D’ailleurs, Robert Wistrich consacre un chapitre entier à la collaboration, sauf rares exceptions, de l’ensemble des pays du vieux continent durant cette sombre période. Parmi les nombreux exemples cités : celui de la Lituanie, où plus des neuf dixièmes de la communauté juive furent exterminés au cours de la Shoah ; celui de l’Ukraine et de sa police si zélée lors des rafles, qui a même pris part à des fusillades massives ; et bien sûr celui du régime de Vichy, qui a largement contribué en France à la déportation de près de 80 000 victimes…
Bref, autant d’arguments qui confirment sa thèse du caractère européen de ce génocide. Mais plus inattendu : il dénonce sans vergogne l’attitude des Alliés eux-mêmes qui, au cours de la Seconde Guerre mondiale, n’ont pas fait du sauvetage des Juifs leur priorité… Et ce, alors que les Anglais avaient connaissance des massacres que perpétraient les SS en Russie dès l’été 1941. De même, l’auteur se réfère à la politique d’immigration très restrictive des États-Unis, jamais modifiée entre 1933 et 1945, qui a empêché de nombreux Juifs de s’y réfugier. Il soulève également la question de savoir si les Alliés aurait dû bombarder Auschwitz, sans toutefois la trancher clairement, mais en indiquant qu’ils en avaient eu très tôt la possibilité.
Enfin, une réflexion sur le lien entre la modernité et le génocide nazi vient clore cet essai passionnant, bien que complexe. Mais l’Histoire, et celle de l’Holocauste en particulier, ne le sont pas moins.

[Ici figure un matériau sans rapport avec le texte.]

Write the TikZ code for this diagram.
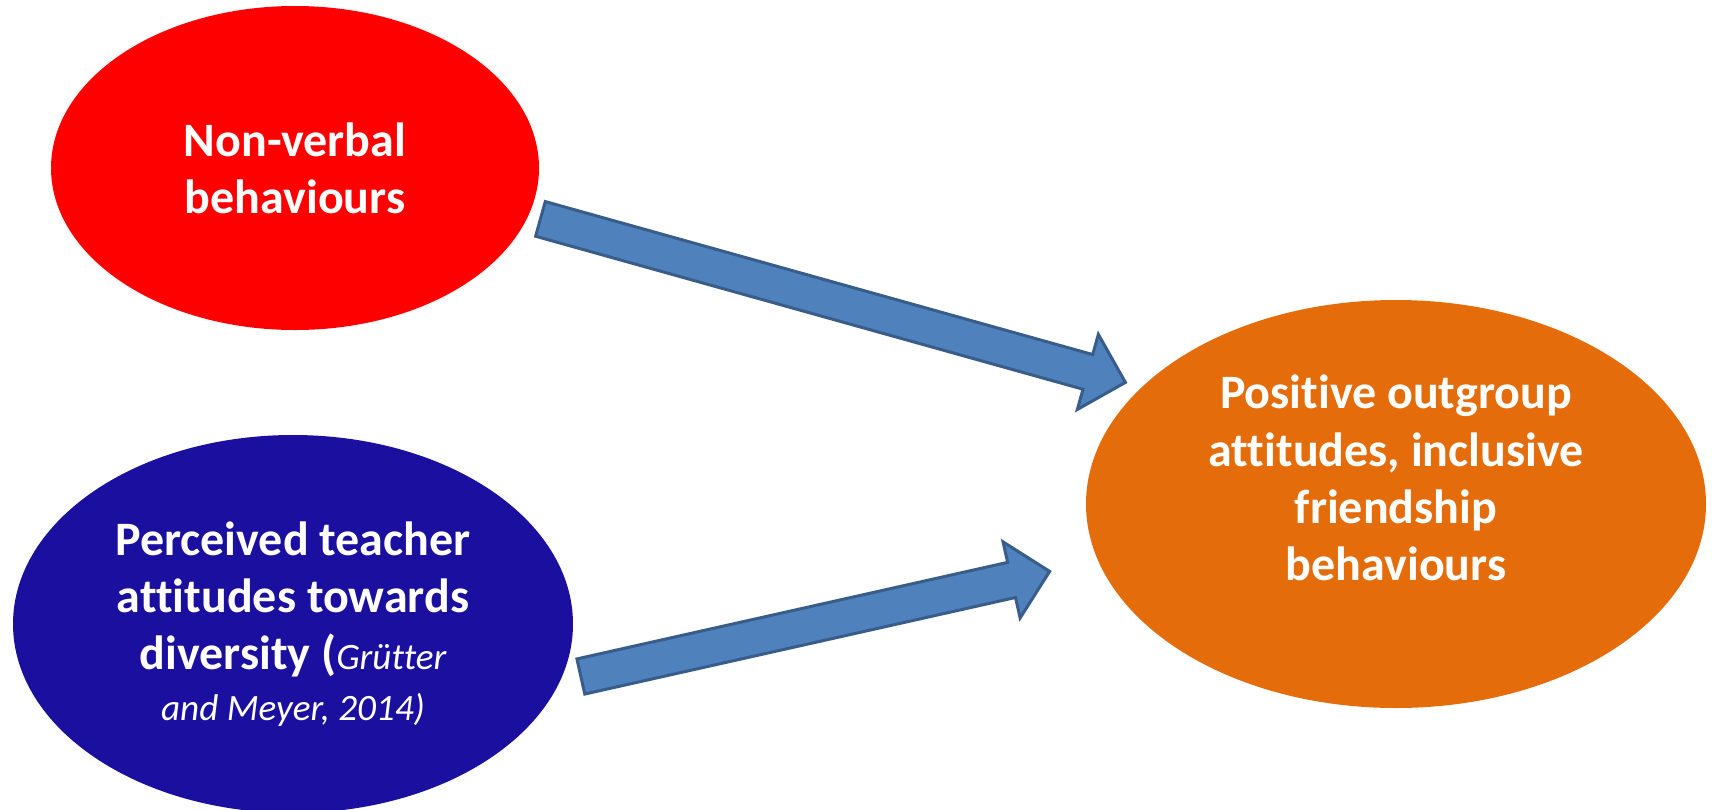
\documentclass[tikz,border=0pt]{standalone}
\usepackage{fontspec}
\setmainfont{Carlito}[Ligatures=NoCommon]
\usetikzlibrary{shapes.geometric,shapes.arrows,positioning,calc}

\definecolor{nvred}{HTML}{FF0000}
\definecolor{tchblue}{HTML}{1A0F9E}
\definecolor{outorange}{HTML}{E46C0A}
\definecolor{arrowfill}{HTML}{4F81BD}
\definecolor{arrowline}{HTML}{385D8A}

\newcommand{\bubfont}{\fontsize{24}{28.6}\selectfont\bfseries}
\newcommand{\citefont}{\fontsize{18.6}{24}\selectfont\mdseries\itshape}

\begin{document}
\begin{tikzpicture}[
    x=0.5pt, y=-0.5pt,
    bubble/.style={ellipse, inner sep=0pt, text=white, align=center, font=\bubfont},
    bubtext/.style={inner sep=0pt, text=white, align=center, font=\bubfont},
    blockarrow/.style={single arrow, draw=arrowline, fill=arrowfill, line width=1.5pt, inner sep=8.25pt, single arrow head extend=10.5pt, single arrow tip angle=90, minimum width=1pt}
]
\clip (0,0) rectangle (1713,809);

% Non-verbal behaviours
\node[bubble, fill=nvred, minimum width=244pt, minimum height=162pt] (nonverbal) at (295,168) {Non-verbal\\behaviours};

% Teacher attitudes
\node[bubble, fill=tchblue, minimum width=280pt, minimum height=189pt] (teacher) at (293,624) {Perceived teacher\\attitudes towards\\diversity ({\citefont Grütter}\\[-3pt]{\citefont and Meyer, 2014)}};

% Outcome
\node[bubble, fill=outorange, minimum width=310pt, minimum height=204pt] (outcome) at (1396,504) {};
\node[bubtext] (outcometext) at ([yshift=13pt]outcome.center) {Positive outgroup\\attitudes, inclusive\\friendship\\behaviours};

% Arrow ends
\coordinate (toptail) at (539,218.5);
\coordinate (toptip) at (1124,382);
\coordinate (bottail) at (579.4,676.8);
\coordinate (bottip) at (1048.2,571.7);

% Block arrows
\path let \p1 = ($(toptip)-(toptail)$), \n1 = {veclen(\x1,\y1)}, \n2 = {atan2(\y1,\x1)} in
    node[blockarrow, minimum height=\n1, rotate=\n2, anchor=tail] (toparrow) at (toptail) {};
\path let \p1 = ($(bottip)-(bottail)$), \n1 = {veclen(\x1,\y1)}, \n2 = {atan2(\y1,\x1)} in
    node[blockarrow, minimum height=\n1, rotate=\n2, anchor=tail] (botarrow) at (bottail) {};

\end{tikzpicture}
\end{document}
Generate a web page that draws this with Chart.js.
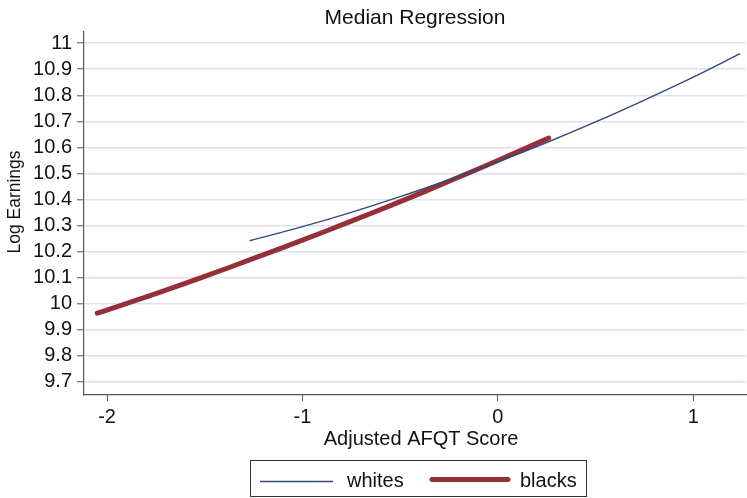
<!DOCTYPE html>
<html>
<head>
<meta charset="utf-8">
<script src="https://cdn.jsdelivr.net/npm/chart.js@4/dist/chart.umd.min.js"></script>
<style>
  html, body { margin: 0; padding: 0; background: #ffffff; }
  #wrap { width: 747px; height: 498px; }
</style>
</head>
<body>
<div id="wrap"><canvas id="c" width="747" height="498"></canvas></div>
<script>
// Fitted median-regression curves: log earnings against adjusted AFQT score
const whitesX = [-1.27, -1.0, -0.75, -0.5, -0.25, 0.0, 0.25, 0.5, 0.75, 1.0, 1.24];
const whitesY = [10.242, 10.296, 10.351, 10.411, 10.476, 10.545, 10.619, 10.698, 10.782, 10.870, 10.960];

const blacksX = [-2.05, -1.75, -1.5, -1.25, -1.0, -0.75, -0.5, -0.25, 0.0, 0.26];
const blacksY = [9.964, 10.039, 10.105, 10.174, 10.244, 10.317, 10.392, 10.470, 10.550, 10.636];

const xTicks = [-2, -1, 0, 1];
const yTicks = [9.7, 9.8, 9.9, 10, 10.1, 10.2, 10.3, 10.4, 10.5, 10.6, 10.7, 10.8, 10.9, 11];

const seriesNames = ['whites', 'blacks'];
const titleText = 'Median Regression';
const xTitle = 'Adjusted AFQT Score';
const yTitle = 'Log Earnings';

const FONT = '"Liberation Sans", Arial, Helvetica, sans-serif';
const BLUE = '#33497a';
const RED = '#952f38';
const AXIS = '#555555';
const GRID = '#dde1ef';

const toPoints = (xs, ys) => xs.map((x, i) => ({ x: x, y: ys[i] }));

// Titles and the boxed legend below the axis
const decorations = {
  id: 'decorations',
  afterDraw(chart) {
    const ctx = chart.ctx;
    const a = chart.chartArea;
    const cx = (a.left + a.right) / 2;
    ctx.save();
    ctx.fillStyle = '#111111';
    ctx.textBaseline = 'alphabetic';
    ctx.textAlign = 'center';

    ctx.font = '21px ' + FONT;
    ctx.fillText(titleText, cx, 24);

    ctx.font = '20px ' + FONT;
    ctx.fillText(xTitle, cx + 6, 445);

    ctx.save();
    ctx.translate(20, 202);
    ctx.rotate(-Math.PI / 2);
    ctx.font = '17.5px ' + FONT;
    ctx.fillText(yTitle, 0, 0);
    ctx.restore();

    // legend
    ctx.strokeStyle = '#333333';
    ctx.lineWidth = 1;
    ctx.strokeRect(250.5, 460.5, 336, 36);

    ctx.lineCap = 'butt';
    ctx.strokeStyle = BLUE;
    ctx.lineWidth = 1.4;
    ctx.beginPath();
    ctx.moveTo(260, 481.5);
    ctx.lineTo(333, 481.5);
    ctx.stroke();

    ctx.strokeStyle = RED;
    ctx.lineWidth = 5;
    ctx.lineCap = 'round';
    ctx.beginPath();
    ctx.moveTo(432, 479.5);
    ctx.lineTo(508, 479.5);
    ctx.stroke();

    ctx.textAlign = 'left';
    ctx.font = '20px ' + FONT;
    ctx.fillText(seriesNames[0], 347, 487);
    ctx.fillText(seriesNames[1], 520, 487);
    ctx.restore();
  }
};

new Chart(document.getElementById('c'), {
  type: 'line',
  data: {
    datasets: [
      {
        label: seriesNames[0],
        data: toPoints(whitesX, whitesY),
        borderColor: BLUE,
        borderWidth: 1.4,
        pointRadius: 0,
        tension: 0.4,
        fill: false
      },
      {
        label: seriesNames[1],
        data: toPoints(blacksX, blacksY),
        borderColor: RED,
        borderWidth: 5,
        borderCapStyle: 'round',
        pointRadius: 0,
        tension: 0.4,
        fill: false
      }
    ]
  },
  options: {
    responsive: false,
    animation: false,
    devicePixelRatio: 1,
    layout: { padding: { left: 0, top: 32, right: 1, bottom: 0 } },
    plugins: {
      legend: { display: false },
      title: { display: false },
      tooltip: { enabled: false }
    },
    scales: {
      x: {
        type: 'linear',
        position: 'bottom',
        min: -2.118,
        max: 1.27,
        afterBuildTicks: s => { s.ticks = xTicks.map(v => ({ value: v })); },
        afterFit: s => { s.height = 103; },
        border: { display: true, color: AXIS, width: 1.2 },
        grid: { drawOnChartArea: false, drawTicks: true, tickLength: 6, tickColor: AXIS, tickWidth: 1 },
        ticks: {
          autoSkip: false,
          maxRotation: 0,
          padding: 4,
          color: '#111111',
          font: { family: FONT, size: 20 },
          callback: v => String(v)
        }
      },
      y: {
        type: 'linear',
        position: 'left',
        min: 9.65,
        max: 11.043,
        afterBuildTicks: s => { s.ticks = yTicks.map(v => ({ value: v })); },
        afterFit: s => { s.width = 84; },
        border: { display: true, color: AXIS, width: 1.2 },
        grid: { color: GRID, lineWidth: 1.6, drawTicks: true, tickLength: 7, tickColor: AXIS, tickWidth: 1 },
        ticks: {
          autoSkip: false,
          padding: 5,
          color: '#111111',
          font: { family: FONT, size: 20 },
          callback: v => String(Math.round(v * 10) / 10)
        }
      }
    }
  },
  plugins: [decorations]
});
</script>
</body>
</html>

Et comme l’explique Robert Wistrich, comprendre comment l’impensable a pu se produire s’avère d’une importance primordiale :
La Shoah ne se contente pas de faire chanceler nos convictions ordinaires sur la modernité et le progrès, elle remet aussi en cause notre compréhension de ce que signifie le fait d’être humain.
c. dupire
Robert S. Wistrich, Hitler, l’Europe et la Shoah (traduit de l’anglais par Jean-Fabien Spitz), Albin Michel, 2005, 334 p. — 20,90 €.